Like the 1982 income tax liability, the 1983 income taxes are dischargeable as “stale” taxes unless consent was given to extend the limitations period. The 1983 income tax liability arose from items relating to limited liability partnerships in which Mr. Macagnone participated.

The IRS contends that consent was given to extend the limitations period for these 1983 taxes by the “tax matters partner” of the limited liability partnerships, although Mr. Macagnone did not personally consent. Pursuant to 26 U.S.C. § 6229(b)(1)(B), consent by the tax matters partner binds the other partners. While it is true that the IRS offered into evidence two Form 870-0s, entitled “Special Consent to Extend the Time to Assess Tax Attributable to Items of a Partnership,” one for Ruby Leasing Associates and one for Quartz Leasing Associates (IRS’s Exhs. 12 & 13), it is impossible to determine whose signature is on these forms. No testimony was put on to aid in such. Additionally, the IRS did not put on any evidence showing that Mr. Macagnone was a partner of Quartz Leasing Associates.
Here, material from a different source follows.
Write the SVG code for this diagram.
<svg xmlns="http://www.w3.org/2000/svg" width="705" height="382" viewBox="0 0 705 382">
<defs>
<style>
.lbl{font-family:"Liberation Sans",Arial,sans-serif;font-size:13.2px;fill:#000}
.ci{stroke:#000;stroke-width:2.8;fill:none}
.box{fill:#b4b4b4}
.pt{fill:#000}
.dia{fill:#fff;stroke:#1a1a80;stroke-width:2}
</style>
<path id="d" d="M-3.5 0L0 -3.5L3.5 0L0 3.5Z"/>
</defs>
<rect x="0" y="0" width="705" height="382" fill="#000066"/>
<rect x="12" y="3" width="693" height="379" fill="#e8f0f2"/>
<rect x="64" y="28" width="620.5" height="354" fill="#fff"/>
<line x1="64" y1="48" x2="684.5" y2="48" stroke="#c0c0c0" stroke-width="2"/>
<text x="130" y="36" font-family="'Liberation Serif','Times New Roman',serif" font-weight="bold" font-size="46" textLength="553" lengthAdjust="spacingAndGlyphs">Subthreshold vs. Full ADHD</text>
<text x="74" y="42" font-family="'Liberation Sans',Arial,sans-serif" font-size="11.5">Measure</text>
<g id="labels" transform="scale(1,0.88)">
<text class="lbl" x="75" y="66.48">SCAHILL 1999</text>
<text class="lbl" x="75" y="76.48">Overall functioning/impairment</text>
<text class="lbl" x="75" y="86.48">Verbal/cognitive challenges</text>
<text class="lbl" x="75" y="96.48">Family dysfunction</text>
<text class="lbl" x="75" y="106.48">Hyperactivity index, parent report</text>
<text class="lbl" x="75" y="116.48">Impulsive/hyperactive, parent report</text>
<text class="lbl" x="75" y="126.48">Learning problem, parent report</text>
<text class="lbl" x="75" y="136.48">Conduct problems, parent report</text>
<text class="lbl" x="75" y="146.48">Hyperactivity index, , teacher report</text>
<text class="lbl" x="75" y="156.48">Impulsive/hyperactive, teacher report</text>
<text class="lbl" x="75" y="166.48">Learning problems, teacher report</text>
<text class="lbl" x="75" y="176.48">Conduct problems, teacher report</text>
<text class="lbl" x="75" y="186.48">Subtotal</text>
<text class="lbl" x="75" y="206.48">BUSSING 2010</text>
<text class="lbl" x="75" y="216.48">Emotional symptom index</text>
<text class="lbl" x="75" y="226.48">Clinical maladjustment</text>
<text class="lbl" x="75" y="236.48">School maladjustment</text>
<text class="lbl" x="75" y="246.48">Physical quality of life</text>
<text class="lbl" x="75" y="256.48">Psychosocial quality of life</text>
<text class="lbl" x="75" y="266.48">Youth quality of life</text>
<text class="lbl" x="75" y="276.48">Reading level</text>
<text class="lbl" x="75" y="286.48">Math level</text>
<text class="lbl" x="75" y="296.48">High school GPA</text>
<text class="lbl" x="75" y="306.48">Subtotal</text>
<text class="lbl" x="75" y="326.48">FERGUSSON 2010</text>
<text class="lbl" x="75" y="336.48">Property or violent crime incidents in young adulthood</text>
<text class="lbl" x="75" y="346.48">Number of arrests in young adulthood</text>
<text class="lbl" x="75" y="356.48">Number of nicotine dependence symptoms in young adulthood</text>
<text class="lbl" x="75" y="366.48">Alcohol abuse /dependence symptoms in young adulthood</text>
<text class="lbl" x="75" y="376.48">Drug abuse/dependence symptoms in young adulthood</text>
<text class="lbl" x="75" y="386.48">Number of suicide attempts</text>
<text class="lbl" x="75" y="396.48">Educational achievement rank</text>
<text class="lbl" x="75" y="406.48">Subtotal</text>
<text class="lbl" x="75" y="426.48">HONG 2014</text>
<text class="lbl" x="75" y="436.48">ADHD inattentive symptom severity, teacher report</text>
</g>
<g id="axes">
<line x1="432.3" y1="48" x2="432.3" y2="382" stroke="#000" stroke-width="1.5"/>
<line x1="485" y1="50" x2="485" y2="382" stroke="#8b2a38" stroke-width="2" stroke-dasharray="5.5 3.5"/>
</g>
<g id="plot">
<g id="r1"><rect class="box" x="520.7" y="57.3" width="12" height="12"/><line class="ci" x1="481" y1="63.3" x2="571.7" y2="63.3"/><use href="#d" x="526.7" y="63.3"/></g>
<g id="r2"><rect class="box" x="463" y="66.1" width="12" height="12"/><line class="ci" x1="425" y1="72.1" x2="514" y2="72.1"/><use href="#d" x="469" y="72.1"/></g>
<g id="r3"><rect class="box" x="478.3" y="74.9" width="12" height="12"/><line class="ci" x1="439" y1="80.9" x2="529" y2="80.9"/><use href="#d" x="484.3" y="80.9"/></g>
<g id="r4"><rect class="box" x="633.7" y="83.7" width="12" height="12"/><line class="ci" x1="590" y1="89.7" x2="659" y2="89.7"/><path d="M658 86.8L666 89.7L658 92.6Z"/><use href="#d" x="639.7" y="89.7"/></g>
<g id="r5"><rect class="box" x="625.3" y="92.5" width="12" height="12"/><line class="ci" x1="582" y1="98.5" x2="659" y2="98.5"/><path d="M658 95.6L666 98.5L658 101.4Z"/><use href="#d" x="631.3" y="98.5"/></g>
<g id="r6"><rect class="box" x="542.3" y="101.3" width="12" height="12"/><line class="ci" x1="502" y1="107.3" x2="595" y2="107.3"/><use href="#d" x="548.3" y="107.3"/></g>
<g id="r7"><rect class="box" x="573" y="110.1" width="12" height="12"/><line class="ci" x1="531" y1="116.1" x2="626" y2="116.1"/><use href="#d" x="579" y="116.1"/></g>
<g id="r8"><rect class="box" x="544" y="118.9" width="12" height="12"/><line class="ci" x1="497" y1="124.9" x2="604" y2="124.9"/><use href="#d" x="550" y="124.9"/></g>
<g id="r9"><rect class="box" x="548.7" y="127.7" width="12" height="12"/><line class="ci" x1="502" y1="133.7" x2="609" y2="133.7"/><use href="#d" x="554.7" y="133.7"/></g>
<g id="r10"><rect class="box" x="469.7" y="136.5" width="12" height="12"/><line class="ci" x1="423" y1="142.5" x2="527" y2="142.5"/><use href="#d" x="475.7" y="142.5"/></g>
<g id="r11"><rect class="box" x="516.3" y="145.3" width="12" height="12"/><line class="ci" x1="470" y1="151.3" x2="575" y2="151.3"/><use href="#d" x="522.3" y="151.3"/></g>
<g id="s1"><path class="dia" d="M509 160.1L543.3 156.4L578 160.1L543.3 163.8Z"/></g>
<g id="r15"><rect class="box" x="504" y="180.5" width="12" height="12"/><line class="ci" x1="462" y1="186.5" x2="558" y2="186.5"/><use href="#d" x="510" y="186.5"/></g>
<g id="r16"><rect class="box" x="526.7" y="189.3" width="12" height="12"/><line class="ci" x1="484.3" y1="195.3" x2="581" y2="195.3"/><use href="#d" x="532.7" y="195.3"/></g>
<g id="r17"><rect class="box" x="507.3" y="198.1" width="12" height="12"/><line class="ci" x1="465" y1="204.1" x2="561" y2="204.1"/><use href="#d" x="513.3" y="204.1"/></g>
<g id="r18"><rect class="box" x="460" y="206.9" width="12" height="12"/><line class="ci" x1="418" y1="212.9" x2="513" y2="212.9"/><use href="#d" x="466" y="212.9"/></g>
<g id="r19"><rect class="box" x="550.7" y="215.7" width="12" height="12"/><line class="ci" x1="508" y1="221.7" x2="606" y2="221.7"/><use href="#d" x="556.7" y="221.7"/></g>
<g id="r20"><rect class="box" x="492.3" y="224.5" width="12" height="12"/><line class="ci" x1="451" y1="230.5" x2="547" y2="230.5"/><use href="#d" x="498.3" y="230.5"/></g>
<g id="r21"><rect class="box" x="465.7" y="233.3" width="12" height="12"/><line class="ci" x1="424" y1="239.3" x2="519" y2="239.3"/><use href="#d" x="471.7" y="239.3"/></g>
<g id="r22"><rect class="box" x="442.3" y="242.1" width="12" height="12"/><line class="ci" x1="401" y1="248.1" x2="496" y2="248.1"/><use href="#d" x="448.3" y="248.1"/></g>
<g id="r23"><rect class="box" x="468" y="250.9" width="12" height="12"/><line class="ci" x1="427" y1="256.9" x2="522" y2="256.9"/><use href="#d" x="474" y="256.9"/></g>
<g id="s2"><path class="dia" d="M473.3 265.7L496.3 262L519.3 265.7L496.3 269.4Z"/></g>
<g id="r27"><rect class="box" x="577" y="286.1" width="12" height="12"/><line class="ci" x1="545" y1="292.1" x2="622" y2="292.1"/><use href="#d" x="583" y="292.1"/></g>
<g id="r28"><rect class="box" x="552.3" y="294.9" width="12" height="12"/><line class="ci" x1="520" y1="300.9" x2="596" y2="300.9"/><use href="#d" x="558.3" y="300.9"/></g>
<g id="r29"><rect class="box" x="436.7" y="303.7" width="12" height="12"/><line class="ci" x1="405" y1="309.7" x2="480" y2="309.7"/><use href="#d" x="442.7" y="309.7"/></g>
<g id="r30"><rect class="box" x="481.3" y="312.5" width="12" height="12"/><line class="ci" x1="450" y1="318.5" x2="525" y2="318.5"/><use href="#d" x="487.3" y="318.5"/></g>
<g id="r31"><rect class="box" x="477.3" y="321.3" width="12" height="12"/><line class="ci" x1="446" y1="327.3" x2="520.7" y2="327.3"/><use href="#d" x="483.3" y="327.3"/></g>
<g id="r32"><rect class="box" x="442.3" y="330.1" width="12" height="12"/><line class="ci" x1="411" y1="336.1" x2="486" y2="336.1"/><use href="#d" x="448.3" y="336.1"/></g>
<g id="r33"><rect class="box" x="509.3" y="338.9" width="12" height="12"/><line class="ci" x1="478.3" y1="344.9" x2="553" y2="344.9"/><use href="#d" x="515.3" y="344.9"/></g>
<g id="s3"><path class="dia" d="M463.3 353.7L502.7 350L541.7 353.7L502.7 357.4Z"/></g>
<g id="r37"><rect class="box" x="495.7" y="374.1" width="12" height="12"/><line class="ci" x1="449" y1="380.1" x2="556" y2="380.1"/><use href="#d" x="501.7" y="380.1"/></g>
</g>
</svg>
Section 523 of the Bankruptcy Code should be liberally construed in favor of the Debtors and strictly construed against the party seeking a liability’s exception from the discharge. Inasmuch as the IRS did not meet its burden, the 1983 income tax liability is dischargeable pursuant to § 727 of the Bankruptcy Code.

Accordingly, it is

ORDERED, ADJUDGED AND DECREED that the Motion by United States for Reconsideration of Order and for Entry of Judgment, filed by the United States of America, Internal Revenue Service, be, and the same is hereby, granted in part. Upon reconsideration, additional findings were made as to the dischargeability of the 1983 federal income tax liability and the correct standard for willfulness was applied as it relates to 26 U.S.C. § 6672. It is further,

ORDERED, ADJUDGED AND DECREED that inasmuch as this Court did not err in placing the burden of proof on the IRS to show that Mr. Macagnone was the willful, responsible person pursuant to 26 U.S.C. § 6672, the Motion by United States for Reconsideration of Order and for Entry of Judgment, filed by the United States of America, Internal Revenue Service, be, and the same is hereby, denied in part.

A separate final judgment will be entered by this Court in accordance with the Findings of Fact, Conclusions of Law and Memorandum Opinion, as supplemented by the foregoing.